START Input rows

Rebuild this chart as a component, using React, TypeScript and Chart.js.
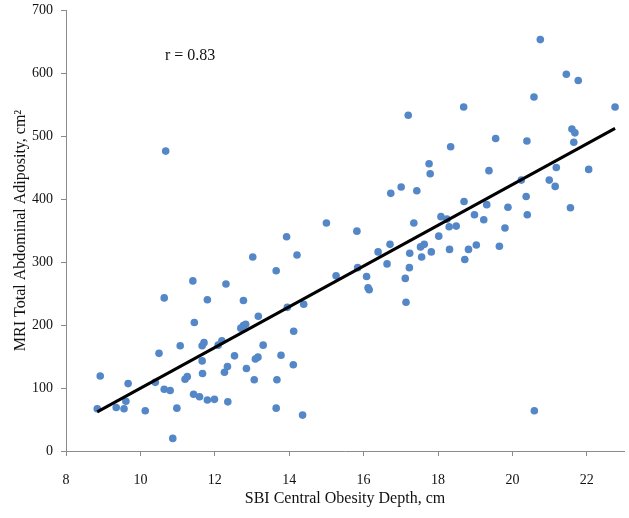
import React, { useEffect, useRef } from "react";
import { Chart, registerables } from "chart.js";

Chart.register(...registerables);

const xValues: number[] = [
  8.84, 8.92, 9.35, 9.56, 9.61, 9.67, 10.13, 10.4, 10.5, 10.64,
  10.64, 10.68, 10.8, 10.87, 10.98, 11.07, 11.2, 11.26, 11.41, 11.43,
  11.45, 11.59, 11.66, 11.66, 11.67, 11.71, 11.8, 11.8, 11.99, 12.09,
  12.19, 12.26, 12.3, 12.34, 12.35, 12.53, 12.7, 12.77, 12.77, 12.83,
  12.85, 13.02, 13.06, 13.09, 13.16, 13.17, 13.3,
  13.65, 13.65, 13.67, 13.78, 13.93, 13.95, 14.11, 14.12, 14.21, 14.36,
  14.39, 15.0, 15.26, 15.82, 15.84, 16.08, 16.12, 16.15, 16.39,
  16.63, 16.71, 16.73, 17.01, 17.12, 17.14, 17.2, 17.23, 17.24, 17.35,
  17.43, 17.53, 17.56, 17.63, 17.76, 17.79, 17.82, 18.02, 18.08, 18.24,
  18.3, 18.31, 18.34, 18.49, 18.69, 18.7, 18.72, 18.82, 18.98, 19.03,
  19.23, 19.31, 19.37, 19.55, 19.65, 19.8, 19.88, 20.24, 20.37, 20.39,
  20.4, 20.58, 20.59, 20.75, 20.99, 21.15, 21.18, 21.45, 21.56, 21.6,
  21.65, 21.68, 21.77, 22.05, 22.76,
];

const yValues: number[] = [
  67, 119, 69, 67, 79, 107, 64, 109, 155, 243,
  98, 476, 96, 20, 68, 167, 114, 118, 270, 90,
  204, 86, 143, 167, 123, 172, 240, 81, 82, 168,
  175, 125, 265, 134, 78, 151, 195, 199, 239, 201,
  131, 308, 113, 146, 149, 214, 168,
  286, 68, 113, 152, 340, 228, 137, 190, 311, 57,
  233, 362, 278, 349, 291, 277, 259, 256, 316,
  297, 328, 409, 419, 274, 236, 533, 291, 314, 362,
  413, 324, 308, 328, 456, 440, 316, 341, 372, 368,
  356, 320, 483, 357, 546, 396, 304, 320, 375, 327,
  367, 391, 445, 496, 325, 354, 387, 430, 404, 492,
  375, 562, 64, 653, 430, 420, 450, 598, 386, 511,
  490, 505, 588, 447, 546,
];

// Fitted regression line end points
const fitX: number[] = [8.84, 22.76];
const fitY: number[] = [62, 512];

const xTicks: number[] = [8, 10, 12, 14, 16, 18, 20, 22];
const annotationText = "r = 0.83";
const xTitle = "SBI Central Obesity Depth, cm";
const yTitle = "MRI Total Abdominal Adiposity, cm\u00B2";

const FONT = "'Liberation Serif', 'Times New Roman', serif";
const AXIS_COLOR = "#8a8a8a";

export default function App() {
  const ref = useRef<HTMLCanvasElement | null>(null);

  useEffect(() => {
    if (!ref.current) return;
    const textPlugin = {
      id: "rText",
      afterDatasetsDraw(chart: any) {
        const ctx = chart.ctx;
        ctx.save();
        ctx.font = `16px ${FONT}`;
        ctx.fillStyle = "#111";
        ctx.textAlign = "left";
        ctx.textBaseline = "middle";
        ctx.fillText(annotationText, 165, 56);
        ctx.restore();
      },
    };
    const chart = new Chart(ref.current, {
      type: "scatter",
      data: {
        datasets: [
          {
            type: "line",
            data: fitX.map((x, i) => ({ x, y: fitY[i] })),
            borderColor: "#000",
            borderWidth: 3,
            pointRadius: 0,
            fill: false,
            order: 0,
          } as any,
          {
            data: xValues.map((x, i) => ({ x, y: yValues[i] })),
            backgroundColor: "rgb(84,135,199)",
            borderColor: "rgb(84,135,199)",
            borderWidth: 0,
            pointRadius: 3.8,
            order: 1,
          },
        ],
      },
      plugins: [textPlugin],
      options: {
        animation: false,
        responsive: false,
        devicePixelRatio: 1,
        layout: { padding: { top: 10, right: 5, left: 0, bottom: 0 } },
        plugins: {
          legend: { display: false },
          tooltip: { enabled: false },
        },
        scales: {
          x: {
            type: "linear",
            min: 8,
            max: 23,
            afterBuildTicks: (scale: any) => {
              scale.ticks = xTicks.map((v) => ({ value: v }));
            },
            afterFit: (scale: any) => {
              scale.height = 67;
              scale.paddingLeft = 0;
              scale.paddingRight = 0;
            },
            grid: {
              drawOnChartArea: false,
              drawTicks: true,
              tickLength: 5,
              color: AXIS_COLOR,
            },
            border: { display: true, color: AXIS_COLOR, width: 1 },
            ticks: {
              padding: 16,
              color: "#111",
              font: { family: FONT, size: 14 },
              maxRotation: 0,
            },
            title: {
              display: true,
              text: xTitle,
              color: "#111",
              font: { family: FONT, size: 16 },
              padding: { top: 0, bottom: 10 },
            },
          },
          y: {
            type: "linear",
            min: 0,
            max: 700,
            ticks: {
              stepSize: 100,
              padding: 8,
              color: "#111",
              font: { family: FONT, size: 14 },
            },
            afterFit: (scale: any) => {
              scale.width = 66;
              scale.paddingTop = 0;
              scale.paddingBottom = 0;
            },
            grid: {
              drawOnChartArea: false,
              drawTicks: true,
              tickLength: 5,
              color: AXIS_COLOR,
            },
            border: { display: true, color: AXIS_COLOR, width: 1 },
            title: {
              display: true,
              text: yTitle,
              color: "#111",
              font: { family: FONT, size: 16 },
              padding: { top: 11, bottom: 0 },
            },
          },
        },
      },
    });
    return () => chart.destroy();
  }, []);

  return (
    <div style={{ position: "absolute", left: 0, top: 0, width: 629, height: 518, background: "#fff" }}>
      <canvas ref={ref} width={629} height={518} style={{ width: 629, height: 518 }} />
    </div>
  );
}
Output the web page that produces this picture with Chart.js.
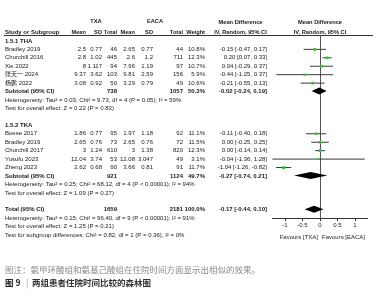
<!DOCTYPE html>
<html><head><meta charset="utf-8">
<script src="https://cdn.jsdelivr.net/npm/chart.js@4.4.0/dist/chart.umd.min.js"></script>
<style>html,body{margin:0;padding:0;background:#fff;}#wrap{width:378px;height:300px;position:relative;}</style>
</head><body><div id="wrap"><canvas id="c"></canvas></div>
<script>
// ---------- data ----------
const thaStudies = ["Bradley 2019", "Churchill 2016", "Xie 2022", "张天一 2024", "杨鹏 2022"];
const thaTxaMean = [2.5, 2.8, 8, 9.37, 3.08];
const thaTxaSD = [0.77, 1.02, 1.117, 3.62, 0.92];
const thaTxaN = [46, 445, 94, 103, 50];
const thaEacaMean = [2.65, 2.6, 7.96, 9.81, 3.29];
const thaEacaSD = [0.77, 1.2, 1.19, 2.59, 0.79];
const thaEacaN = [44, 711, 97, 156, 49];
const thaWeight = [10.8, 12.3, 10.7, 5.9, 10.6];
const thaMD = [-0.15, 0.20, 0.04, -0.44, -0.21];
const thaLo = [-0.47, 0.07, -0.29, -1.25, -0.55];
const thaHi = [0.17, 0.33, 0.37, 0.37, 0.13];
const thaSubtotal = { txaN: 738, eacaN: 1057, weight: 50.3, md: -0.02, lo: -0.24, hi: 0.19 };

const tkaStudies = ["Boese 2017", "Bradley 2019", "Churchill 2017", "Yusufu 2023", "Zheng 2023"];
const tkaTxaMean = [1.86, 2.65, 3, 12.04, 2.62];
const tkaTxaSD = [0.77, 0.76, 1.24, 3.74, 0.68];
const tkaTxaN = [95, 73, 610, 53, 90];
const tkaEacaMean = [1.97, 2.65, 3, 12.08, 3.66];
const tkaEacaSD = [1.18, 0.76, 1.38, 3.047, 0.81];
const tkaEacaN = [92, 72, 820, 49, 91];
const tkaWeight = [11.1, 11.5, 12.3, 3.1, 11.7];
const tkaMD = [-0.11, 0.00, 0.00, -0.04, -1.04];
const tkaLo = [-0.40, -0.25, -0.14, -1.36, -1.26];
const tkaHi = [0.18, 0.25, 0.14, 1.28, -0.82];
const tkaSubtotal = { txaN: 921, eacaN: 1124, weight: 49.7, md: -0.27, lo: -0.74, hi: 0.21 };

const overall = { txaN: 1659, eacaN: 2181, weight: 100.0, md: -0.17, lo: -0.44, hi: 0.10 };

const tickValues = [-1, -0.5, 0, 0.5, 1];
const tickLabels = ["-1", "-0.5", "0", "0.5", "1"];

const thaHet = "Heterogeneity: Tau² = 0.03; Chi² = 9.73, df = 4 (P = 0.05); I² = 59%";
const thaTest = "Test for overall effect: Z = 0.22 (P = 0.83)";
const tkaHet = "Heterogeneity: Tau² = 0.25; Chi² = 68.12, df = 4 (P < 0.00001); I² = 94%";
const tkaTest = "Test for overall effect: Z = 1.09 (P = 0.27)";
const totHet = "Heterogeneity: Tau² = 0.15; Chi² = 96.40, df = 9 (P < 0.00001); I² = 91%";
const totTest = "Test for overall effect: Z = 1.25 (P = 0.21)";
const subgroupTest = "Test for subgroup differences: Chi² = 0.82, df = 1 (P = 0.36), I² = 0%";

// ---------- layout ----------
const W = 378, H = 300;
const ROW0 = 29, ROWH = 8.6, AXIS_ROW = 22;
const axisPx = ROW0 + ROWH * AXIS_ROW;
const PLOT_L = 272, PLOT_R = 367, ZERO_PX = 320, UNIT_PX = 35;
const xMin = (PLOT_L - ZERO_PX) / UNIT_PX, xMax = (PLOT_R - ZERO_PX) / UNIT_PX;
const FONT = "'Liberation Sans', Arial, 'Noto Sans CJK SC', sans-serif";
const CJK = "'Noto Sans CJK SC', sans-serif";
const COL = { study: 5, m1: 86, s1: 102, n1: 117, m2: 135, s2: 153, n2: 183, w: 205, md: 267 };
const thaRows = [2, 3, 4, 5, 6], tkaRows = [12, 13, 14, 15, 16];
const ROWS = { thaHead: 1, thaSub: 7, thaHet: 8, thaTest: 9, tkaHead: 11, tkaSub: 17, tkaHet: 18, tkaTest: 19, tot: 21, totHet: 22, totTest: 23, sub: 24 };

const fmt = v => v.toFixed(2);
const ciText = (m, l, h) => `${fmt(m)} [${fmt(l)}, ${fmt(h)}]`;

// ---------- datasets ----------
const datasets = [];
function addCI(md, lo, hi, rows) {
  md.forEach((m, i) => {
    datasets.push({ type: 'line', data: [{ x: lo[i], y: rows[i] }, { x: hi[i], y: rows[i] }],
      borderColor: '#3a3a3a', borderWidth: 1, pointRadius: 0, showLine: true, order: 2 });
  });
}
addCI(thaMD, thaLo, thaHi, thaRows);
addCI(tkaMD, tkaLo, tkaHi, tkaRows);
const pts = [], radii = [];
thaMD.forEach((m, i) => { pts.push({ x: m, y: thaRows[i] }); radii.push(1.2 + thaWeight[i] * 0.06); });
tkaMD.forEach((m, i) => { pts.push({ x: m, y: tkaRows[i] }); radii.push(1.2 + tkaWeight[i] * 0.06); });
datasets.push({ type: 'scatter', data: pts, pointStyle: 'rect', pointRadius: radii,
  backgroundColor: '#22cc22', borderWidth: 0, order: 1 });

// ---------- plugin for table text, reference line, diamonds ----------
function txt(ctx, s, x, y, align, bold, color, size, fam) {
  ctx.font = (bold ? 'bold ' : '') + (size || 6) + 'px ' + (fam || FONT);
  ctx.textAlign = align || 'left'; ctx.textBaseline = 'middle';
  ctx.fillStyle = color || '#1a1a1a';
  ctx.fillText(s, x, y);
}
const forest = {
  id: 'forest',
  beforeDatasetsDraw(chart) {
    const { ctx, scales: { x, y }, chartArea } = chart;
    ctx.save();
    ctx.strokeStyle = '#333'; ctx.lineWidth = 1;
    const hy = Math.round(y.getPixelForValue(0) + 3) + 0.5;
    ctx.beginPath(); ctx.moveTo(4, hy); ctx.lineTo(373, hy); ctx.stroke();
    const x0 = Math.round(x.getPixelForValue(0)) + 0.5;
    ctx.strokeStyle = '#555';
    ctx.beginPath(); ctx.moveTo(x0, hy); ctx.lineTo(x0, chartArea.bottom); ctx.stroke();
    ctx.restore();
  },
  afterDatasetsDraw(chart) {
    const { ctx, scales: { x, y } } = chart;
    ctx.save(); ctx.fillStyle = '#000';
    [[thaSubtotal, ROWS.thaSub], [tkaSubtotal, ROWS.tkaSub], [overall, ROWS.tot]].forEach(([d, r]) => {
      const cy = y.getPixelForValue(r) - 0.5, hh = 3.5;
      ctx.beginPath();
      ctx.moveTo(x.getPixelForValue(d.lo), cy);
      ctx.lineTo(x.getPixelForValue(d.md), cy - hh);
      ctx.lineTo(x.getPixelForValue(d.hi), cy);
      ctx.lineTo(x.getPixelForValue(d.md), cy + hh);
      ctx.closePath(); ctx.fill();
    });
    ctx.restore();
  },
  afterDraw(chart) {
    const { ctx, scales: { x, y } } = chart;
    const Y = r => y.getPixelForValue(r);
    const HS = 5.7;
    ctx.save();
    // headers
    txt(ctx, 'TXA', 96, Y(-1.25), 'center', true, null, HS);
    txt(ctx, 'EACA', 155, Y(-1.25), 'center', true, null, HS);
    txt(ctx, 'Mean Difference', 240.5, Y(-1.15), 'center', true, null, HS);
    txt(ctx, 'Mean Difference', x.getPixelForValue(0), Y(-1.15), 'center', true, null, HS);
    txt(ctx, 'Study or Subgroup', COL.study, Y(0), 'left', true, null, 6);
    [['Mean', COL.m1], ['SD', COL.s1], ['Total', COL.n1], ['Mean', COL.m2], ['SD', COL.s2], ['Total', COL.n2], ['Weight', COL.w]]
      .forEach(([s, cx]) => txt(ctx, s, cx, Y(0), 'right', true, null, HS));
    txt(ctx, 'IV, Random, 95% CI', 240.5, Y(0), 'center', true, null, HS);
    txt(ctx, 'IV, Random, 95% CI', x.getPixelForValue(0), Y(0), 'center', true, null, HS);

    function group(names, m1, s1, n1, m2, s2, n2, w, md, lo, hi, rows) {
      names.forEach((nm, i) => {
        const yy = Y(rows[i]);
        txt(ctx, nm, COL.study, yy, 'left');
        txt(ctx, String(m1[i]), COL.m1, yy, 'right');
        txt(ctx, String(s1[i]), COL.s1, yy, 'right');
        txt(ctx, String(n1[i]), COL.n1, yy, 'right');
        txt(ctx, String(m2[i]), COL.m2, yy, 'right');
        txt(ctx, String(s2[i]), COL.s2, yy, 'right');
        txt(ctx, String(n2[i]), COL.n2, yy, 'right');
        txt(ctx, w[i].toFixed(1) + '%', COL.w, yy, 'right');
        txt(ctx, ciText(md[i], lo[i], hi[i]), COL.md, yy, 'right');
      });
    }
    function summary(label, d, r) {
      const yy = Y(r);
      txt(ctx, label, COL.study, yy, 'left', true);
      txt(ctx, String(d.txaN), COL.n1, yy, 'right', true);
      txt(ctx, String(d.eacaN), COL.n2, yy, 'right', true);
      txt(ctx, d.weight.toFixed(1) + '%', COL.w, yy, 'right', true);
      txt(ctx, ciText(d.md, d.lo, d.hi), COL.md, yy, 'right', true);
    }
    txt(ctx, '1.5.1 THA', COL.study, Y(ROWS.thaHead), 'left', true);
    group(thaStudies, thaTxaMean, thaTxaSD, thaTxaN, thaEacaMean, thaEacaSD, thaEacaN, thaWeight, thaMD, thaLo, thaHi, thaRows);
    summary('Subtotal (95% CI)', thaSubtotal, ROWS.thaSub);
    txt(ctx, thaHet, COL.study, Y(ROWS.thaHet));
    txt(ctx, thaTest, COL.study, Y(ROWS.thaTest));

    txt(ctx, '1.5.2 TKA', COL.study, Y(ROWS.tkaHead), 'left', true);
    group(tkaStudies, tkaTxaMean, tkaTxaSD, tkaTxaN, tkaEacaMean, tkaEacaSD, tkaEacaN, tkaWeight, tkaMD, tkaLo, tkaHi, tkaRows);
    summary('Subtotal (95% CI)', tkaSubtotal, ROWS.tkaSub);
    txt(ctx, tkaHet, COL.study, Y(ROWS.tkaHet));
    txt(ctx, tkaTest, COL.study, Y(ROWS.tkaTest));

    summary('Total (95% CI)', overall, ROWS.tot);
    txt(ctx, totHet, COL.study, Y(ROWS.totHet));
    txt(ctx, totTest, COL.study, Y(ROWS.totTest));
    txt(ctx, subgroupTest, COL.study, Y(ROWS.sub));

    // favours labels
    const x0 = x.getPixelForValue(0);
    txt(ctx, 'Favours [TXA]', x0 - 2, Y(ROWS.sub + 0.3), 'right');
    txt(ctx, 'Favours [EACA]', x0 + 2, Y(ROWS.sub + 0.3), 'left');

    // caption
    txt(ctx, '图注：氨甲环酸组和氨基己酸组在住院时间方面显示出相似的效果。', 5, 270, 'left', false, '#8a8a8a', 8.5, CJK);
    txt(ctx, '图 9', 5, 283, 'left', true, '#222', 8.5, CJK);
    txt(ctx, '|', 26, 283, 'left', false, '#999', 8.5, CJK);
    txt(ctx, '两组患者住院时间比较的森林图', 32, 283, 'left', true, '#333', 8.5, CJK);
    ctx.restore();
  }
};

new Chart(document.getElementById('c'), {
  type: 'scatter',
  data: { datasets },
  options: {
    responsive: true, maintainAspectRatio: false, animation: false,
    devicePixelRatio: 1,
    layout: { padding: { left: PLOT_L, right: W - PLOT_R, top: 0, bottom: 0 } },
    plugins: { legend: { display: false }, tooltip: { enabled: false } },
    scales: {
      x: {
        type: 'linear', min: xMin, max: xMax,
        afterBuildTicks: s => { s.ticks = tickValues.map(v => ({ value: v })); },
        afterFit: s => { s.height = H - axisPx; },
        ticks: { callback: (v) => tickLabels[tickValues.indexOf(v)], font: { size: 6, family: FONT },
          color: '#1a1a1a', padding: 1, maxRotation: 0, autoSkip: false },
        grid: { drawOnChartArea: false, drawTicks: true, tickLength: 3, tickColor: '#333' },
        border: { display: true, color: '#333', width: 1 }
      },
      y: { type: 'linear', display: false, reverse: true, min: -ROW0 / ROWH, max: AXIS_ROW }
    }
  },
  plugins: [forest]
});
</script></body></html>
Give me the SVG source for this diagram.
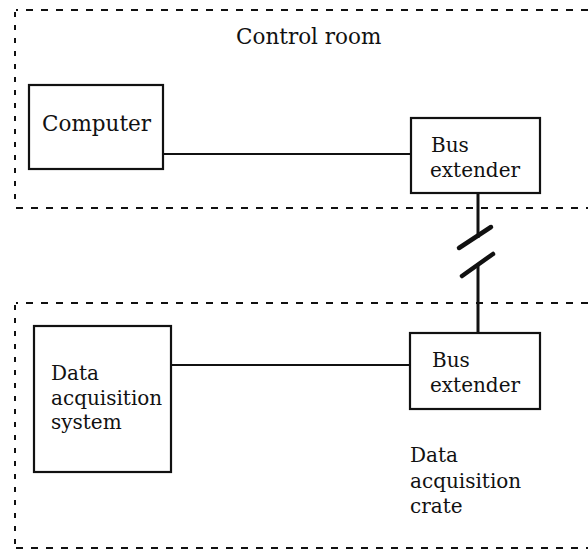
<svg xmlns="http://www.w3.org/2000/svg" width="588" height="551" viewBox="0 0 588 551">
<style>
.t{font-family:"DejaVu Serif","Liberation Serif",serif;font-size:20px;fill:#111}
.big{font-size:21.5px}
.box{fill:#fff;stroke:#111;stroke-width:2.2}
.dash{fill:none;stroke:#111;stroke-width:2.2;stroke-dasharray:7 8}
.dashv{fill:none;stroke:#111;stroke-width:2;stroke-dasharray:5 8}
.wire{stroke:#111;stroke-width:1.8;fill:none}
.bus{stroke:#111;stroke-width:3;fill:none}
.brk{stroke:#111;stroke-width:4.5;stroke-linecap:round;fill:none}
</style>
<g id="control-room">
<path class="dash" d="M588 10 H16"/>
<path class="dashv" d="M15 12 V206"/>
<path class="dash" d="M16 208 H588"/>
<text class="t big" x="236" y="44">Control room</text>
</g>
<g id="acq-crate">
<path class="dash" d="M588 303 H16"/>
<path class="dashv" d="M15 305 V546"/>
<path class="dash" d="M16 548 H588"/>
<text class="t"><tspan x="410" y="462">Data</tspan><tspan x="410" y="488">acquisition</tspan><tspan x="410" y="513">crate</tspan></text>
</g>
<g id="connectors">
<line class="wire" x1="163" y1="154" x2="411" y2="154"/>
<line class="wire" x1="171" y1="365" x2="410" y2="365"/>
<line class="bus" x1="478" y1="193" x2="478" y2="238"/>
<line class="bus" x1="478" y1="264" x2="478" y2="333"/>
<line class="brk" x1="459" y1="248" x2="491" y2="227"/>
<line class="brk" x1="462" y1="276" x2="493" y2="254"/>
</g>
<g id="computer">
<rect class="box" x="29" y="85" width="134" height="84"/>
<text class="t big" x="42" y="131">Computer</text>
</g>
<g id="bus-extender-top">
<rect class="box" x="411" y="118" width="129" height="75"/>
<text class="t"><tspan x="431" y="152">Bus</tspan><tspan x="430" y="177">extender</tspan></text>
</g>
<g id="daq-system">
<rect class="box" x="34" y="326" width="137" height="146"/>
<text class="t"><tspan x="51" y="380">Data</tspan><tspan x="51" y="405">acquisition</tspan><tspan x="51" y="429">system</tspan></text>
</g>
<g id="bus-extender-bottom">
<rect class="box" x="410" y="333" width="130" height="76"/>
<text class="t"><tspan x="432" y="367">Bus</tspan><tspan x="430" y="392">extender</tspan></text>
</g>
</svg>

END Input rows

▸ **Work to do**:
Reproduce, word for word, every line from the start of the records down to and including the line with "Chart.register(...registerables);"; skip the pictures.

▸ **Result of this task**:
Rebuild this chart as a component, using React, TypeScript and Chart.js.
import React, { useEffect, useRef } from "react";
import { Chart, registerables } from "chart.js";

Chart.register(...registerables);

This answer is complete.